Suppose $A_{k - 2}$ and $A_{k - 1}$ are integers.

Then by $(1)$ and the assumption that $q$ and $q \pi$ are integers, $A_k$ is also an integer.

So $A_n$ is an integer for all $n$ by Second Principle of Mathematical Induction.

For $x \in \closedint 0 \pi$, we have:

$0 \le \sin x \le 1$

and:

$0 \le x \paren {\pi - x} \le \pi^2 / 4$

hence:

$0 < A_n < \pi \dfrac {\paren {q \pi^2 / 4}^n} {n!}$

From Power over Factorial:

$\ds \lim_{n \mathop \to \infty} \frac {\paren {q \pi^2 / 4}^n} {n!} = 0$

It follows from the Squeeze Theorem that:

$\ds \lim_{n \mathop \to \infty} A_n = 0$

Hence for sufficiently large $n$, $A_n$ is strictly between $0$ and $1$.

This contradicts the supposition that $A_n$ is an integer.

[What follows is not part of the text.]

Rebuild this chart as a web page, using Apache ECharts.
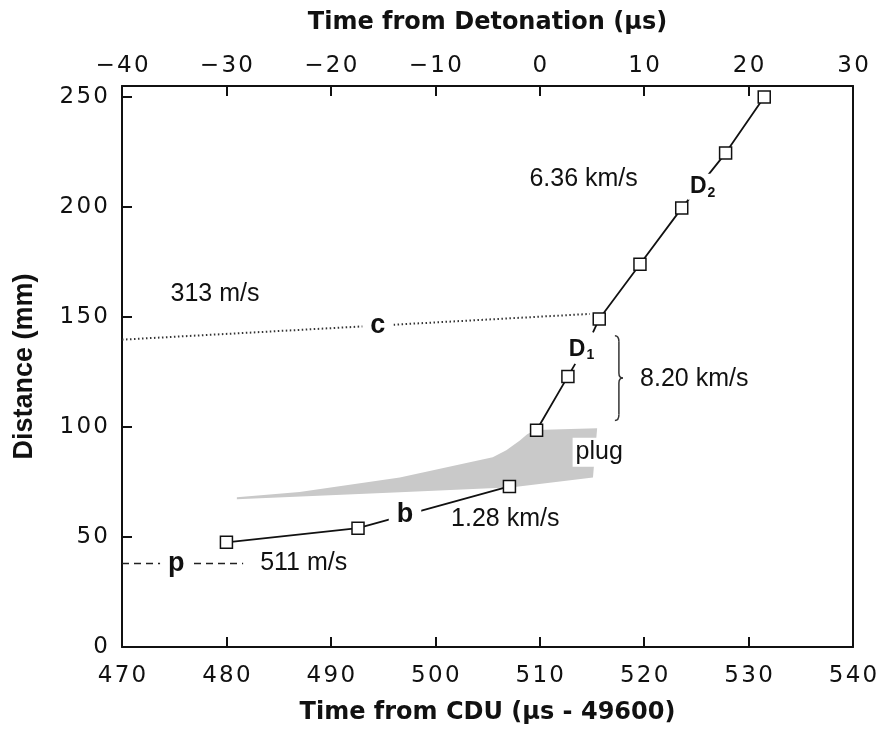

It follows that $\pi$ is irrational.

$\blacksquare$

## Proof 3

From Rational Points on Graph of Sine Function, the only rational point on the graph of the sine function in the real Cartesian plane $\R^2$:

$f := \left\{ {\left({x, y}\right) \in \R^2: y = \sin x}\right\}$

is the point $\left({0, 0}\right)$.

But $\left({\pi, 0}\right)$ is also on $f$.

Hence $\pi$ cannot be rational.

$\blacksquare$

## Historical Note

The proof that $\pi$ (pi) is irrational was demonstrated in $1761$ by Johann Heinrich Lambert.